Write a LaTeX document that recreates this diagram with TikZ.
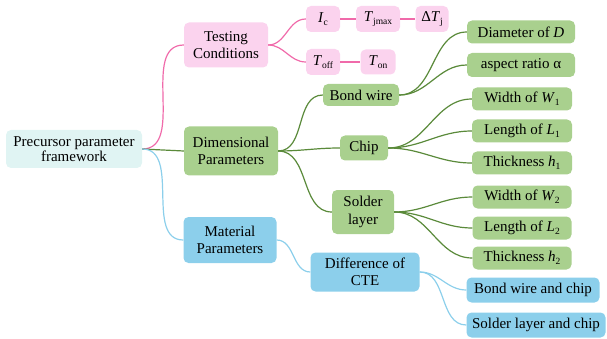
\documentclass[tikz,border=0pt]{standalone}
\usepackage{fontspec}
\setmainfont{Liberation Serif}
\usetikzlibrary{positioning}

\definecolor{rootfill}{HTML}{E0F4F3}
\definecolor{testfill}{HTML}{FBD3EE}
\definecolor{testline}{HTML}{F06AAA}
\definecolor{dimfill}{HTML}{A9D08E}
\definecolor{dimline}{HTML}{5A8A3A}
\definecolor{matfill}{HTML}{8CCFEB}
\definecolor{matline}{HTML}{8CCFEB}

% italic symbol with upright subscript
\newcommand{\qsym}[2]{\textit{#1}\raisebox{-0.45ex}{\fontsize{9.5}{9.5}\selectfont #2}}

\tikzset{
  box/.style={rounded corners=5pt, align=center, inner sep=2pt,
              font=\fontsize{15}{17.5}\selectfont},
  rootbox/.style={box, fill=rootfill, font=\fontsize{15}{13.5}\selectfont},
  testbox/.style={box, fill=testfill},
  dimbox/.style={box, fill=dimfill},
  matbox/.style={box, fill=matfill},
  testedge/.style={testline, line width=1.2pt},
  dimedge/.style={dimline, line width=1.2pt},
  matedge/.style={matline, line width=1.2pt},
}

\begin{document}
\begin{tikzpicture}[x=1pt, y=-1pt]
  \useasboundingbox (0,0) rectangle (607,339);

  % Root
  \node[rootbox, minimum width=136pt, minimum height=38pt] (root) at (74,149)
    {Precursor parameter\\framework};

  % First level
  \node[testbox, minimum width=84pt, minimum height=45pt] (test) at (226,45)
    {Testing\\Conditions};
  \node[dimbox, minimum width=94pt, minimum height=49pt] (dim) at (231,151)
    {Dimensional\\Parameters};
  \node[matbox, minimum width=93pt, minimum height=46pt] (mat) at (230,240)
    {Material\\Parameters};

  % Testing conditions
  \node[testbox, minimum width=34pt, minimum height=26pt] (ic) at (323,19) {\qsym{I}{c}};
  \node[testbox, minimum width=44pt, minimum height=26pt] (tjmax) at (378,19) {\qsym{T}{jmax}};
  \node[testbox, minimum width=33pt, minimum height=26pt] (dtj) at (432,19) {Δ\qsym{T}{j}};
  \node[testbox, minimum width=34pt, minimum height=26pt] (toff) at (323,62) {\qsym{T}{off}};
  \node[testbox, minimum width=35pt, minimum height=25pt] (ton) at (378,62) {\qsym{T}{on}};

  % Dimensional parameters
  \node[dimbox, minimum width=76pt, minimum height=22pt] (wire) at (361,95) {Bond wire};
  \node[dimbox, minimum width=48pt, minimum height=25pt] (chip) at (364,148) {Chip};
  \node[dimbox, minimum width=62pt, minimum height=44pt] (solder) at (363,212) {Solder\\layer};

  \node[dimbox, minimum width=108pt, minimum height=23pt] (diam) at (521,32) {Diameter of \textit{D}};
  \node[dimbox, minimum width=108pt, minimum height=24pt] (ratio) at (521,65) {aspect ratio α};

  \node[dimbox, minimum width=100pt, minimum height=23pt] (w1) at (522,99) {Width of \qsym{W}{1}};
  \node[dimbox, minimum width=100pt, minimum height=23pt] (l1) at (522,131) {Length of \qsym{L}{1}};
  \node[dimbox, minimum width=100pt, minimum height=23pt] (h1) at (522,163) {Thickness \qsym{h}{1}};

  \node[dimbox, minimum width=99pt, minimum height=23pt] (w2) at (522,197) {Width of \qsym{W}{2}};
  \node[dimbox, minimum width=99pt, minimum height=23pt] (l2) at (522,228) {Length of \qsym{L}{2}};
  \node[dimbox, minimum width=99pt, minimum height=23pt] (h2) at (522,258) {Thickness \qsym{h}{2}};

  % Material parameters
  \node[matbox, minimum width=109pt, minimum height=39pt] (cte) at (365,272) {Difference of\\CTE};
  \node[matbox, minimum width=133pt, minimum height=25pt] (bwc) at (533,290) {Bond wire and chip};
  \node[matbox, minimum width=139pt, minimum height=25pt] (slc) at (536,325) {Solder layer and chip};

  % Connectors
  \draw[testedge] (root.east) to[out=0, in=180] (test.west);
  \draw[dimedge] (root.east) -- (dim.west);
  \draw[matedge] (root.east) to[out=0, in=180] (mat.west);

  \foreach \t in {ic, toff}
    \draw[testedge] (test.east) to[out=0, in=180] (\t.west);
  \draw[testedge] (ic) -- (tjmax) (tjmax) -- (dtj) (toff) -- (ton);

  \foreach \t in {wire, chip, solder}
    \draw[dimedge] (dim.east) to[out=0, in=180] (\t.west);
  \foreach \t in {diam, ratio}
    \draw[dimedge] (wire.east) to[out=0, in=180] (\t.west);
  \foreach \t in {w1, l1, h1}
    \draw[dimedge] (chip.east) to[out=0, in=180] (\t.west);
  \foreach \t in {w2, l2, h2}
    \draw[dimedge] (solder.east) to[out=0, in=180] (\t.west);

  \draw[matedge] (mat.east) to[out=0, in=180] (cte.west);
  \foreach \t in {bwc, slc}
    \draw[matedge] (cte.east) to[out=0, in=180] (\t.west);
\end{tikzpicture}
\end{document}
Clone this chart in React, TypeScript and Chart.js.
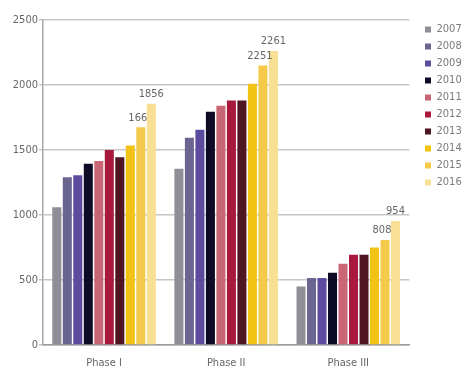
import React, { useEffect, useRef } from "react";
import { Chart, registerables } from "chart.js";

Chart.register(...registerables);

const phases = ["Phase I", "Phase II", "Phase III"];
const years = ["2007", "2008", "2009", "2010", "2011", "2012", "2013", "2014", "2015", "2016"];

const v2007 = [1060, 1355, 450];
const v2008 = [1290, 1595, 515];
const v2009 = [1305, 1655, 515];
const v2010 = [1395, 1795, 555];
const v2011 = [1415, 1840, 625];
const v2012 = [1500, 1880, 695];
const v2013 = [1445, 1880, 695];
const v2014 = [1535, 2010, 750];
const v2015 = [1675, 2150, 808];
const v2016 = [1856, 2261, 954];

// Value labels printed above the last two years of each phase
const labels2015 = ["166", "2251", "808"];
const labels2016 = ["1856", "2261", "954"];

const yTicks = [0, 500, 1000, 1500, 2000, 2500];

const seriesValues = [v2007, v2008, v2009, v2010, v2011, v2012, v2013, v2014, v2015, v2016];
const colors = [
  "#8d8e96",
  "#6b6591",
  "#5d4b9f",
  "#0e0b26",
  "#c86676",
  "#a9193d",
  "#4f1523",
  "#f2c315",
  "#f5ca4b",
  "#f8df94",
];

const FONT = "'DejaVu Sans Condensed', 'Liberation Sans Narrow', sans-serif";

const valueLabelPlugin = {
  id: "valueLabels",
  afterDatasetsDraw(chart: any) {
    const ctx = chart.ctx;
    ctx.save();
    ctx.font = `11px ${FONT}`;
    ctx.fillStyle = "#666";
    ctx.textAlign = "center";
    ctx.textBaseline = "bottom";
    const groups = [
      { ds: 8, texts: labels2015, dx: -3 },
      { ds: 9, texts: labels2016, dx: 0 },
    ];
    groups.forEach((g) => {
      const meta = chart.getDatasetMeta(g.ds);
      meta.data.forEach((bar: any, i: number) => {
        ctx.fillText(g.texts[i], bar.x + g.dx, bar.y - 4);
      });
    });
    ctx.restore();
  },
};

// Nudges the legend block so its entries sit at the right edge, level with the top of the plot
const legendOffsetPlugin = {
  id: "legendOffset",
  afterLayout(chart: any) {
    const lg = chart.legend;
    if (!lg) return;
    const dx = 419 - lg.left;
    const dy = 18 - lg.top;
    lg.left += dx;
    lg.right += dx;
    lg.top += dy;
    lg.bottom += dy;
  },
};

export default function App() {
  const canvasRef = useRef<HTMLCanvasElement | null>(null);

  useEffect(() => {
    document.body.style.margin = "0";
    document.body.style.background = "#fff";
    const canvas = canvasRef.current;
    if (!canvas) return;
    const chart = new Chart(canvas, {
      type: "bar",
      data: {
        labels: phases,
        datasets: years.map((y, i) => ({
          label: y,
          data: seriesValues[i],
          backgroundColor: colors[i],
          borderWidth: 0,
          categoryPercentage: 0.86,
          barPercentage: 0.86,
        })),
      },
      options: {
        animation: false,
        responsive: false,
        maintainAspectRatio: false,
        layout: { padding: { top: 20, right: 2, bottom: 0, left: 0 } },
        plugins: {
          legend: {
            position: "right",
            align: "start",
            labels: {
              boxWidth: 6,
              boxHeight: 6,
              padding: 6,
              color: "#7a7a7a",
              font: { family: FONT, size: 11 },
            },
          },
          tooltip: { enabled: false },
        },
        scales: {
          x: {
            afterFit(scale: any) {
              scale.height = 27;
            },
            grid: { display: false, drawTicks: false },
            border: { display: true, color: "#9a9a9a", width: 1.5 },
            ticks: {
              color: "#666",
              padding: 12,
              font: { family: FONT, size: 11 },
            },
          },
          y: {
            min: 0,
            max: 2500,
            afterBuildTicks(scale: any) {
              scale.ticks = yTicks.map((v) => ({ value: v }));
            },
            afterFit(scale: any) {
              scale.width = 43;
            },
            grid: {
              color: "#c6c6c6",
              lineWidth: 1.5,
              tickLength: 4,
              drawTicks: true,
            },
            border: { display: true, color: "#a8a8a8", width: 1.5 },
            ticks: {
              color: "#666",
              padding: 1,
              font: { family: FONT, size: 11 },
              callback: (v: any) => String(v),
            },
          },
        },
      },
      plugins: [valueLabelPlugin, legendOffsetPlugin],
    });
    return () => chart.destroy();
  }, []);

  return (
    <div style={{ width: 464, height: 372 }}>
      <canvas ref={canvasRef} width={464} height={372} style={{ display: "block" }} />
    </div>
  );
}
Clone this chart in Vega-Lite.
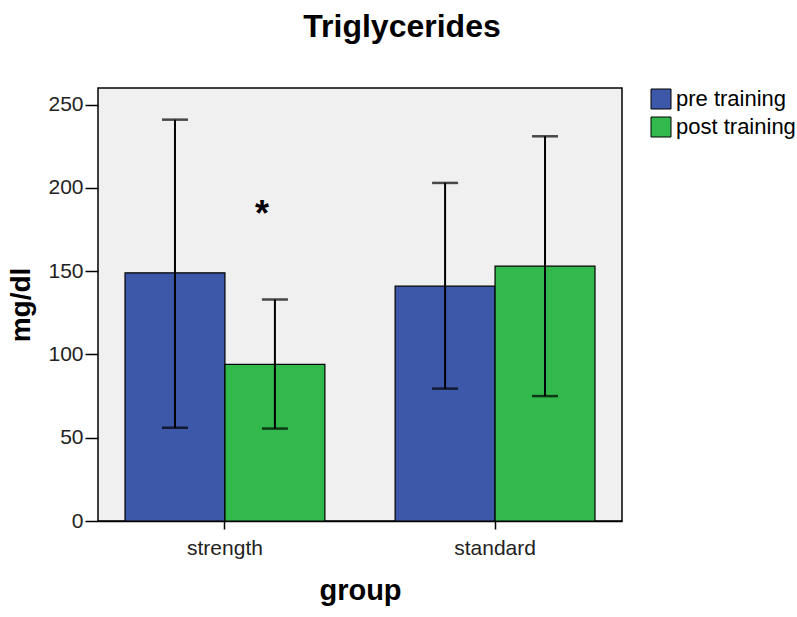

Requirements:
Using the listing above, pick out each line that contains the word "Clone", then copy it.

Solution to the exercise:
Clone this chart in React, TypeScript and Chart.js.
Clone this chart in Vega-Lite.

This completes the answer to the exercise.